Give an exact transcription of every line, dropping the images.

========================================================================

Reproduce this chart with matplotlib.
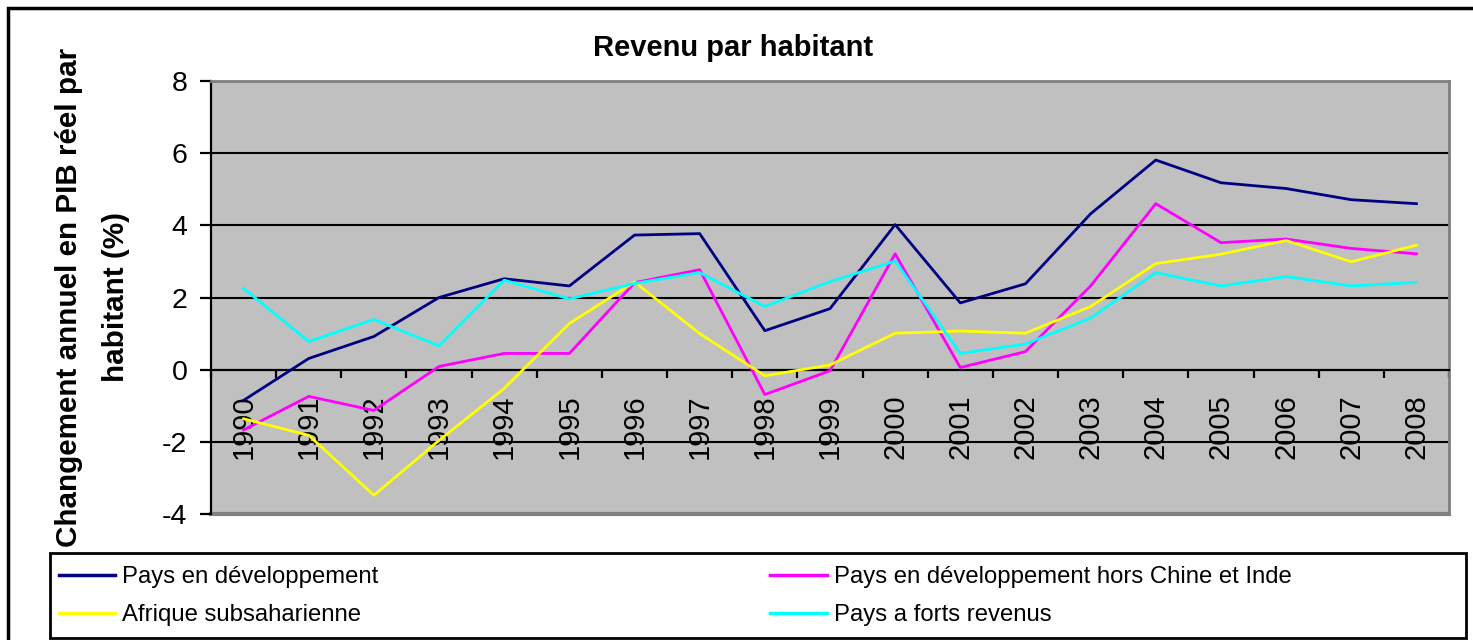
import matplotlib
matplotlib.use("Agg")
import matplotlib.pyplot as plt
from matplotlib.patches import Rectangle

plt.rcParams['font.family'] = ['Liberation Sans', 'DejaVu Sans']

# annees (categories de l'axe x)
years = [str(y) for y in range(1990, 2009)]

# variation annuelle du PIB reel par habitant (%)
pays_dev = [-0.85, 0.31, 0.92, 2.0, 2.52, 2.32, 3.73, 3.77, 1.08, 1.69,
            4.02, 1.85, 2.38, 4.32, 5.81, 5.18, 5.02, 4.71, 4.6]
pays_dev_hors_ci = [-1.67, -0.74, -1.13, 0.09, 0.45, 0.45, 2.41, 2.77, -0.69, -0.03,
                    3.21, 0.06, 0.5, 2.32, 4.6, 3.52, 3.62, 3.36, 3.21]
afrique_ss = [-1.36, -1.82, -3.48, -1.96, -0.52, 1.28, 2.43, 1.0, -0.17, 0.13,
              1.01, 1.07, 1.01, 1.75, 2.94, 3.2, 3.58, 2.99, 3.45]
forts_revenus = [2.25, 0.78, 1.39, 0.66, 2.48, 1.96, 2.39, 2.69, 1.75, 2.44,
                 3.01, 0.45, 0.71, 1.43, 2.69, 2.32, 2.58, 2.32, 2.42]

labels = ['Pays en développement', 'Pays en développement hors Chine et Inde',
          'Afrique subsaharienne', 'Pays a forts revenus']
colors = ['#000080', '#FF00FF', '#FFFF00', '#00FFFF']
yticks = [-4, -2, 0, 2, 4, 6, 8]

W, H = 1473, 640
fig = plt.figure(figsize=(W / 100, H / 100), dpi=100)
ax = fig.add_axes([211 / W, 1 - 514 / H, (1449 - 211) / W, (514 - 81) / H])
ax.set_facecolor('#C0C0C0')

x = list(range(len(years)))
series = [pays_dev, pays_dev_hors_ci, afrique_ss, forts_revenus]
lines = []
for s, c, lab in zip(series, colors, labels):
    ln, = ax.plot(x, s, color=c, lw=2.0, label=lab, zorder=3)
    lines.append(ln)

ax.set_xlim(-0.5, len(years) - 0.5)
ax.set_ylim(-4, 8)
ax.set_yticks(yticks)
ax.set_yticklabels([str(v) for v in yticks], fontsize=20.5)
for v in yticks[1:-1]:
    if v != 0:
        ax.axhline(v, color='black', lw=1.5, zorder=1)

# cadre
for side in ['top', 'right']:
    ax.spines[side].set_color('#808080')
    ax.spines[side].set_linewidth(2)
ax.spines['left'].set_color('black')
ax.spines['left'].set_linewidth(1.6)
ax.spines['bottom'].set_position(('data', 0))
ax.spines['bottom'].set_color('black')
ax.spines['bottom'].set_linewidth(1.6)
ax.axhline(-4, color='#808080', lw=3, clip_on=False, zorder=0)

ax.tick_params(axis='y', direction='out', length=8, width=1.6, pad=9)
ax.set_xticks(x)
ax.set_xticklabels(years, rotation=90, fontsize=21, va='top')
ax.tick_params(axis='x', which='major', length=0, pad=18)
ax.set_xticks([i - 0.5 for i in range(len(years) + 1)], minor=True)
ax.tick_params(axis='x', which='minor', direction='out', length=6, width=1.6)

ax.set_ylabel('Changement annuel en PIB réel par\nhabitant (%)', fontsize=21.3,
              fontweight='bold', labelpad=23, linespacing=1.85)

fig.text(733 / W, 1 - 48 / H, 'Revenu par habitant', fontsize=21,
         fontweight='bold', ha='center', va='center')

# legende
fig.patches.append(Rectangle((50 / W, 1 - 638 / H), (1466 - 50) / W, (638 - 553) / H,
                             transform=fig.transFigure, fill=False,
                             edgecolor='black', lw=2, zorder=5))
handles = [lines[0], lines[2], lines[1], lines[3]]
leg = fig.legend(handles, [h.get_label() for h in handles], ncol=2,
                 loc='upper left', bbox_to_anchor=(52 / W, 1 - 559 / H),
                 fontsize=17.2, frameon=False, handlelength=2.35,
                 handletextpad=0.3, borderaxespad=0, labelspacing=0.68,
                 borderpad=0.3, columnspacing=16.4)
for ln in leg.get_lines():
    ln.set_linewidth(2.5)

# bordure du graphique
fig.patches.append(Rectangle((8 / W, -0.02), 1.05, 1 - 8 / H + 0.02,
                             transform=fig.transFigure, fill=False,
                             edgecolor='black', lw=2.5, clip_on=False))

fig.savefig('out.png', dpi=100)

========================================================================

ANSWER TO THE PROBLEM:
Reproduce this chart with matplotlib.
import matplotlib
matplotlib.use("Agg")
import matplotlib.pyplot as plt
from matplotlib.patches import Rectangle

plt.rcParams['font.family'] = ['Liberation Sans', 'DejaVu Sans']

# annees (categories de l'axe x)
years = [str(y) for y in range(1990, 2009)]

# variation annuelle du PIB reel par habitant (%)
pays_dev = [-0.85, 0.31, 0.92, 2.0, 2.52, 2.32, 3.73, 3.77, 1.08, 1.69,
            4.02, 1.85, 2.38, 4.32, 5.81, 5.18, 5.02, 4.71, 4.6]
pays_dev_hors_ci = [-1.67, -0.74, -1.13, 0.09, 0.45, 0.45, 2.41, 2.77, -0.69, -0.03,
                    3.21, 0.06, 0.5, 2.32, 4.6, 3.52, 3.62, 3.36, 3.21]
afrique_ss = [-1.36, -1.82, -3.48, -1.96, -0.52, 1.28, 2.43, 1.0, -0.17, 0.13,
              1.01, 1.07, 1.01, 1.75, 2.94, 3.2, 3.58, 2.99, 3.45]
forts_revenus = [2.25, 0.78, 1.39, 0.66, 2.48, 1.96, 2.39, 2.69, 1.75, 2.44,
                 3.01, 0.45, 0.71, 1.43, 2.69, 2.32, 2.58, 2.32, 2.42]

labels = ['Pays en développement', 'Pays en développement hors Chine et Inde',
          'Afrique subsaharienne', 'Pays a forts revenus']
colors = ['#000080', '#FF00FF', '#FFFF00', '#00FFFF']
yticks = [-4, -2, 0, 2, 4, 6, 8]

W, H = 1473, 640
fig = plt.figure(figsize=(W / 100, H / 100), dpi=100)
ax = fig.add_axes([211 / W, 1 - 514 / H, (1449 - 211) / W, (514 - 81) / H])
ax.set_facecolor('#C0C0C0')

x = list(range(len(years)))
series = [pays_dev, pays_dev_hors_ci, afrique_ss, forts_revenus]
lines = []
for s, c, lab in zip(series, colors, labels):
    ln, = ax.plot(x, s, color=c, lw=2.0, label=lab, zorder=3)
    lines.append(ln)

ax.set_xlim(-0.5, len(years) - 0.5)
ax.set_ylim(-4, 8)
ax.set_yticks(yticks)
ax.set_yticklabels([str(v) for v in yticks], fontsize=20.5)
for v in yticks[1:-1]:
    if v != 0:
        ax.axhline(v, color='black', lw=1.5, zorder=1)

# cadre
for side in ['top', 'right']:
    ax.spines[side].set_color('#808080')
    ax.spines[side].set_linewidth(2)
ax.spines['left'].set_color('black')
ax.spines['left'].set_linewidth(1.6)
ax.spines['bottom'].set_position(('data', 0))
ax.spines['bottom'].set_color('black')
ax.spines['bottom'].set_linewidth(1.6)
ax.axhline(-4, color='#808080', lw=3, clip_on=False, zorder=0)

ax.tick_params(axis='y', direction='out', length=8, width=1.6, pad=9)
ax.set_xticks(x)
ax.set_xticklabels(years, rotation=90, fontsize=21, va='top')
ax.tick_params(axis='x', which='major', length=0, pad=18)
ax.set_xticks([i - 0.5 for i in range(len(years) + 1)], minor=True)
ax.tick_params(axis='x', which='minor', direction='out', length=6, width=1.6)

ax.set_ylabel('Changement annuel en PIB réel par\nhabitant (%)', fontsize=21.3,
              fontweight='bold', labelpad=23, linespacing=1.85)

fig.text(733 / W, 1 - 48 / H, 'Revenu par habitant', fontsize=21,
         fontweight='bold', ha='center', va='center')

# legende
fig.patches.append(Rectangle((50 / W, 1 - 638 / H), (1466 - 50) / W, (638 - 553) / H,
                             transform=fig.transFigure, fill=False,
                             edgecolor='black', lw=2, zorder=5))
handles = [lines[0], lines[2], lines[1], lines[3]]
leg = fig.legend(handles, [h.get_label() for h in handles], ncol=2,
                 loc='upper left', bbox_to_anchor=(52 / W, 1 - 559 / H),
                 fontsize=17.2, frameon=False, handlelength=2.35,
                 handletextpad=0.3, borderaxespad=0, labelspacing=0.68,
                 borderpad=0.3, columnspacing=16.4)
for ln in leg.get_lines():
    ln.set_linewidth(2.5)

# bordure du graphique
fig.patches.append(Rectangle((8 / W, -0.02), 1.05, 1 - 8 / H + 0.02,
                             transform=fig.transFigure, fill=False,
                             edgecolor='black', lw=2.5, clip_on=False))

fig.savefig('out.png', dpi=100)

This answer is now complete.